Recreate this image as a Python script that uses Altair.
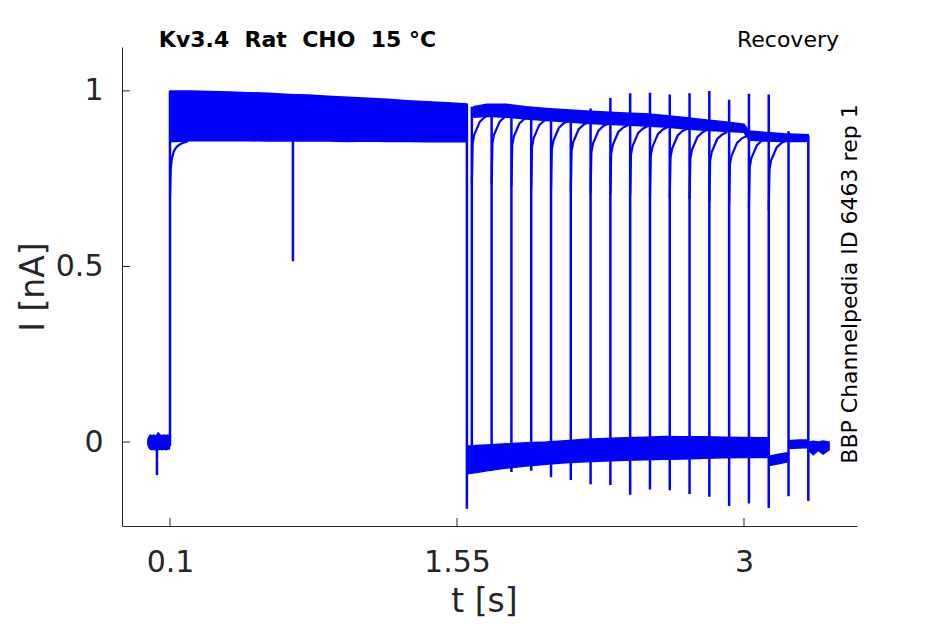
import altair as alt
import pandas as pd

BLUE = "#0000ff"
INK = "#262626"
FONT = "DejaVu Sans"

# ---------------- axis ticks ----------------
x_ticks = [0.1, 1.55, 3]
y_ticks = [0, 0.5, 1]

# ---------------- text ----------------
title_text = "Kv3.4\u00a0\u00a0Rat\u00a0\u00a0CHO\u00a0\u00a015\u00a0°C"
protocol_text = "Recovery"
source_text = "BBP Channelpedia ID 6463 rep 1"

# ---------------- noise bands (envelopes) ----------------
# holding current before the conditioning step
base_t = [-0.012, -0.006, 0.0, 0.01, 0.02, 0.03, 0.04, 0.05, 0.06, 0.07, 0.08, 0.09, 0.097]
base_hi = [0.006, 0.015, 0.02, 0.018, 0.02, 0.016, 0.026, 0.02, 0.018, 0.02, 0.018, 0.02, 0.018]
base_lo = [-0.006, -0.016, -0.02, -0.022, -0.02, -0.024, -0.022, -0.02, -0.022, -0.02, -0.022, -0.02, -0.02]

# conditioning step 0.1 - 1.6 s (all sweeps overlaid)
pre_t = [0.1, 0.2, 0.3, 0.4, 0.5, 0.6, 0.7, 0.8, 0.9, 1.0, 1.1, 1.2, 1.3, 1.4, 1.5, 1.6]
pre_hi = [1.0, 1.0, 0.998, 0.997, 0.995, 0.993, 0.99, 0.988, 0.985, 0.982, 0.979, 0.976, 0.972, 0.969, 0.966, 0.963]
pre_lo = [0.855, 0.858, 0.859, 0.858, 0.858, 0.857, 0.858, 0.857, 0.857, 0.856, 0.857, 0.856, 0.856, 0.855, 0.856, 0.855]

# recovery interval at holding potential (sweeps waiting for the test pulse)
low_t = [1.6, 1.65, 1.7, 1.8, 1.9, 2.0, 2.1, 2.2, 2.3, 2.4, 2.5, 2.6, 2.7, 2.8, 2.9, 3.0, 3.1, 3.125]
low_hi = [-0.012, -0.01, -0.008, -0.005, -0.002, 0.0, 0.004, 0.008, 0.01, 0.012, 0.014, 0.016, 0.015, 0.015, 0.014, 0.013, 0.012, 0.012]
low_lo = [-0.09, -0.087, -0.082, -0.074, -0.068, -0.063, -0.059, -0.056, -0.054, -0.052, -0.05, -0.049, -0.048, -0.046, -0.045, -0.044, -0.044, -0.044]

# tail of the last sweeps after their test pulses
post1_t = [3.127, 3.175, 3.223]
post1_hi = [-0.04, -0.035, -0.03]
post1_lo = [-0.067, -0.062, -0.056]
post2_t = [3.227, 3.275, 3.323]
post2_hi = [0.004, 0.006, 0.006]
post2_lo = [-0.018, -0.017, -0.016]
post3_t = [3.327, 3.35, 3.375, 3.4, 3.43]
post3_hi = [0.0, 0.002, 0.0, 0.003, 0.0]
post3_lo = [-0.024, -0.036, -0.024, -0.034, -0.022]

# test-pulse plateau (overlaid sweeps)
top_t = [1.635, 1.7, 1.8, 1.9, 2.0, 2.1, 2.2, 2.3, 2.4, 2.5, 2.6, 2.7, 2.8, 2.9, 3.0, 3.025, 3.1, 3.2, 3.325]
top_hi = [0.955, 0.962, 0.962, 0.955, 0.95, 0.946, 0.943, 0.94, 0.937, 0.935, 0.93, 0.924, 0.918, 0.912, 0.905, 0.886, 0.882, 0.878, 0.875]
top_lo = [0.925, 0.928, 0.925, 0.92, 0.916, 0.912, 0.908, 0.905, 0.903, 0.9, 0.897, 0.892, 0.888, 0.885, 0.882, 0.86, 0.857, 0.856, 0.856]

# ---------------- test-pulse onsets and recovery ----------------
onset_t = [1.625, 1.725, 1.825, 1.925, 2.025, 2.125, 2.225, 2.325,
           2.425, 2.525, 2.625, 2.725, 2.825, 2.925, 3.025, 3.125]
onset_level = [0.935, 0.935, 0.93, 0.925, 0.918, 0.914, 0.91, 0.906,
               0.903, 0.9, 0.896, 0.892, 0.886, 0.875, 0.868, 0.862]
rise_dt = [0.0, 0.004, 0.012, 0.025, 0.04, 0.065, 0.09]
rise_drop = [0.2, 0.085, 0.06, 0.043, 0.023, 0.01, 0.003]

# rise at the start of the conditioning step (slowest sweep)
step_rise_t = [0.1, 0.104, 0.11, 0.118, 0.13, 0.145, 0.165, 0.19]
step_rise_i = [0.7, 0.78, 0.808, 0.826, 0.838, 0.846, 0.852, 0.856]

# ---------------- vertical transitions / capacitive spikes ----------------
event_t = [0.034, 0.1, 0.721, 1.6, 1.625, 1.725, 1.825, 1.925, 2.025, 2.125, 2.225, 2.325,
           2.425, 2.525, 2.625, 2.725, 2.825, 2.925, 3.025, 3.125, 3.225, 3.325]
event_lo = [-0.094, -0.012, 0.515, -0.19, -0.085, -0.082, -0.085, -0.082, -0.1, -0.108, -0.12, -0.122,
            -0.15, -0.135, -0.137, -0.148, -0.156, -0.182, -0.175, -0.188, -0.154, -0.168]
event_hi = [-0.015, 1.0, 0.86, 0.963, 0.955, 0.96, 0.956, 0.952, 0.948, 0.945, 0.95, 0.98,
            0.993, 0.995, 0.99, 0.993, 1.0, 0.975, 0.992, 0.99, 0.885, 0.872]

# ---------------- tables ----------------
band_rows = []
for name, ts, los, his in [("base", base_t, base_lo, base_hi), ("pre", pre_t, pre_lo, pre_hi),
                           ("low", low_t, low_lo, low_hi), ("post1", post1_t, post1_lo, post1_hi),
                           ("post2", post2_t, post2_lo, post2_hi), ("post3", post3_t, post3_lo, post3_hi),
                           ("top", top_t, top_lo, top_hi)]:
    for t, lo, hi in zip(ts, los, his):
        band_rows.append({"seg": name, "t": t, "I": lo, "I2": hi})
bands = pd.DataFrame(band_rows)

rise_rows = []
for k, (o, lvl) in enumerate(zip(onset_t, onset_level)):
    for dt, dr in zip(rise_dt, rise_drop):
        rise_rows.append({"sweep": f"s{k}", "t": o + dt, "I": lvl - dr})
for t, i in zip(step_rise_t, step_rise_i):
    rise_rows.append({"sweep": "step", "t": t, "I": i})
rises = pd.DataFrame(rise_rows)

events = pd.DataFrame({"t": event_t, "I": event_lo, "I2": event_hi})
xt = pd.DataFrame({"t": x_ticks})
yt = pd.DataFrame({"I": y_ticks})

x_scale = alt.Scale(domain=[-0.1425, 3.571], nice=False, zero=False)
y_scale = alt.Scale(domain=[-0.239, 1.125], nice=False, zero=False)

x_axis = alt.Axis(values=x_ticks, format=".3~g", title="t [s]", ticks=False, tickSize=0,
                  grid=False, domainColor=INK, domainWidth=1, labelFont=FONT, labelFontSize=30,
                  labelColor=INK, labelPadding=21, labelBaseline="top",
                  titleFont=FONT, titleFontSize=33, titleFontWeight="normal", titleColor=INK,
                  titleX=362, titleY=85, titleBaseline="alphabetic", titleAlign="center")
y_axis = alt.Axis(values=y_ticks, format=".3~g", title="I [nA]", ticks=False, tickSize=0,
                  grid=False, domainColor=INK, domainWidth=1, labelFont=FONT, labelFontSize=30,
                  labelColor=INK, labelPadding=19,
                  titleFont=FONT, titleFontSize=33, titleFontWeight="normal", titleColor=INK,
                  titleX=-89, titleY=239.5, titleAngle=270, titleBaseline="middle", titleAlign="center")

X = alt.X("t:Q", scale=x_scale, axis=x_axis)
Y = alt.Y("I:Q", scale=y_scale, axis=y_axis)

band_layer = alt.Chart(bands).mark_area(color=BLUE, stroke=BLUE, strokeWidth=1.5, opacity=1).encode(
    x=X, y=Y, y2="I2:Q", detail="seg:N",
)

rise_layer = alt.Chart(rises).mark_line(color=BLUE, strokeWidth=2.2).encode(
    x=X, y=Y, detail="sweep:N",
)

event_layer = alt.Chart(events).mark_rule(color=BLUE, strokeWidth=2.5).encode(
    x=X, y=Y, y2="I2:Q",
)

xtick_layer = alt.Chart(xt).mark_rule(color=INK, strokeWidth=1).encode(
    x=X, y=alt.value(479), y2=alt.value(471),
)
ytick_layer = alt.Chart(yt).mark_rule(color=INK, strokeWidth=1).encode(
    y=Y, x=alt.value(0), x2=alt.value(8),
)

title_layer = alt.Chart(pd.DataFrame({"label": [title_text]})).mark_text(
    font=FONT, fontSize=22, fontWeight="bold", color="black", align="center", baseline="alphabetic"
).encode(text="label:N", x=alt.value(175.5), y=alt.value(0))

proto_layer = alt.Chart(pd.DataFrame({"label": [protocol_text]})).mark_text(
    font=FONT, fontSize=22, color="black", align="right", baseline="alphabetic"
).encode(text="label:N", x=alt.value(717), y=alt.value(0))

source_layer = alt.Chart(pd.DataFrame({"label": [source_text]})).mark_text(
    font=FONT, fontSize=22, color="black", align="center", baseline="middle", angle=270
).encode(text="label:N", x=alt.value(728), y=alt.value(237))

chart = alt.layer(
    band_layer, rise_layer, event_layer, xtick_layer, ytick_layer,
    title_layer, proto_layer, source_layer,
).properties(
    width=735, height=479,
    autosize=alt.AutoSizeParams(type="none"),
    padding={"left": 114, "top": 39, "right": 80, "bottom": 96},
).configure(background="white").configure_view(stroke=None)

chart.save("out.html", embed_options={"renderer": "svg", "actions": False})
━━━━━━━━━━━━━━━━
▸ Problem requirements
Repeat the listing above from its first line through the line that contains "post3_lo = [-0.024, -0.036, -0.024, -0.034, -0.022]", both included, and nothing more. Drop the pictures.

▸ Task result
Recreate this image as a Python script that uses Altair.
import altair as alt
import pandas as pd

BLUE = "#0000ff"
INK = "#262626"
FONT = "DejaVu Sans"

# ---------------- axis ticks ----------------
x_ticks = [0.1, 1.55, 3]
y_ticks = [0, 0.5, 1]

# ---------------- text ----------------
title_text = "Kv3.4\u00a0\u00a0Rat\u00a0\u00a0CHO\u00a0\u00a015\u00a0°C"
protocol_text = "Recovery"
source_text = "BBP Channelpedia ID 6463 rep 1"

# ---------------- noise bands (envelopes) ----------------
# holding current before the conditioning step
base_t = [-0.012, -0.006, 0.0, 0.01, 0.02, 0.03, 0.04, 0.05, 0.06, 0.07, 0.08, 0.09, 0.097]
base_hi = [0.006, 0.015, 0.02, 0.018, 0.02, 0.016, 0.026, 0.02, 0.018, 0.02, 0.018, 0.02, 0.018]
base_lo = [-0.006, -0.016, -0.02, -0.022, -0.02, -0.024, -0.022, -0.02, -0.022, -0.02, -0.022, -0.02, -0.02]

# conditioning step 0.1 - 1.6 s (all sweeps overlaid)
pre_t = [0.1, 0.2, 0.3, 0.4, 0.5, 0.6, 0.7, 0.8, 0.9, 1.0, 1.1, 1.2, 1.3, 1.4, 1.5, 1.6]
pre_hi = [1.0, 1.0, 0.998, 0.997, 0.995, 0.993, 0.99, 0.988, 0.985, 0.982, 0.979, 0.976, 0.972, 0.969, 0.966, 0.963]
pre_lo = [0.855, 0.858, 0.859, 0.858, 0.858, 0.857, 0.858, 0.857, 0.857, 0.856, 0.857, 0.856, 0.856, 0.855, 0.856, 0.855]

# recovery interval at holding potential (sweeps waiting for the test pulse)
low_t = [1.6, 1.65, 1.7, 1.8, 1.9, 2.0, 2.1, 2.2, 2.3, 2.4, 2.5, 2.6, 2.7, 2.8, 2.9, 3.0, 3.1, 3.125]
low_hi = [-0.012, -0.01, -0.008, -0.005, -0.002, 0.0, 0.004, 0.008, 0.01, 0.012, 0.014, 0.016, 0.015, 0.015, 0.014, 0.013, 0.012, 0.012]
low_lo = [-0.09, -0.087, -0.082, -0.074, -0.068, -0.063, -0.059, -0.056, -0.054, -0.052, -0.05, -0.049, -0.048, -0.046, -0.045, -0.044, -0.044, -0.044]

# tail of the last sweeps after their test pulses
post1_t = [3.127, 3.175, 3.223]
post1_hi = [-0.04, -0.035, -0.03]
post1_lo = [-0.067, -0.062, -0.056]
post2_t = [3.227, 3.275, 3.323]
post2_hi = [0.004, 0.006, 0.006]
post2_lo = [-0.018, -0.017, -0.016]
post3_t = [3.327, 3.35, 3.375, 3.4, 3.43]
post3_hi = [0.0, 0.002, 0.0, 0.003, 0.0]
post3_lo = [-0.024, -0.036, -0.024, -0.034, -0.022]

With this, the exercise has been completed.